If the new district were to have just one high school, Martin said either Willow Run or Ypsilanti’s existing high school could accommodate all of the ninth- through 12th-graders in both districts right now.
If consolidation occurred, Menzel said the districts would be required to negotiate new contracts with unions. Martin added it's too premature to predict how the number of teachers would be impacted.
Lisiscki said Willow Run’s teaching staff already has been streamlined and she hopes to not have to make any additional cuts.
In his fiscal year 2013 budget, Snyder set aside $10 million for school districts that demonstrate they are consolidating services. Willow Run and Ypsilanti would be eligible for a portion of that money to potentially offset start-up costs, Menzel said.
A consolidation proposal, provided certain stipulations are met, ideally would appear on an upcoming ballot within the next year — so either in August, November, February or May, Menzel said.

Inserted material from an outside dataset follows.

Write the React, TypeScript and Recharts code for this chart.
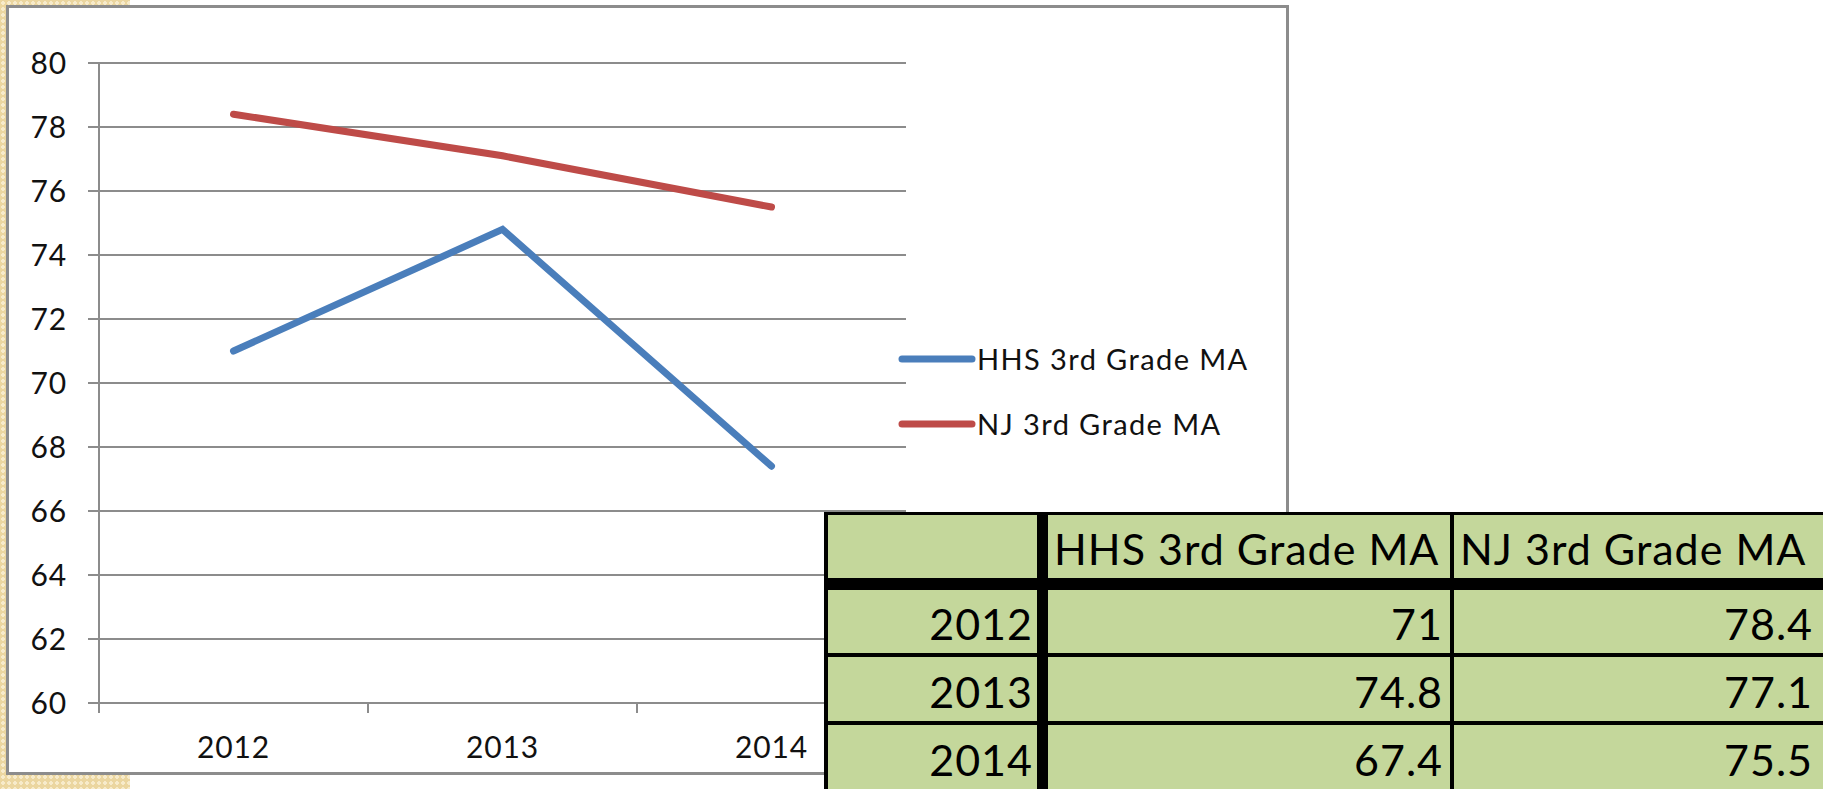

If voters passed the proposal, the districts would have until July 2013 to implement the consolidation plan. The 2012-13 academic year would not be impacted.
While the consolidation plan would call for a new district with a new identity, administrators would strive to honor the history and background of each individual district, Menzel said.
“This is not to erase the proud tradition of both communities,” Martin added. “But we recognize we have had to make some very tough decisions in recent years.”
“We are asking the public to celebrate the past, acknowledge the present and move forward into the future together with us,” Menzel said.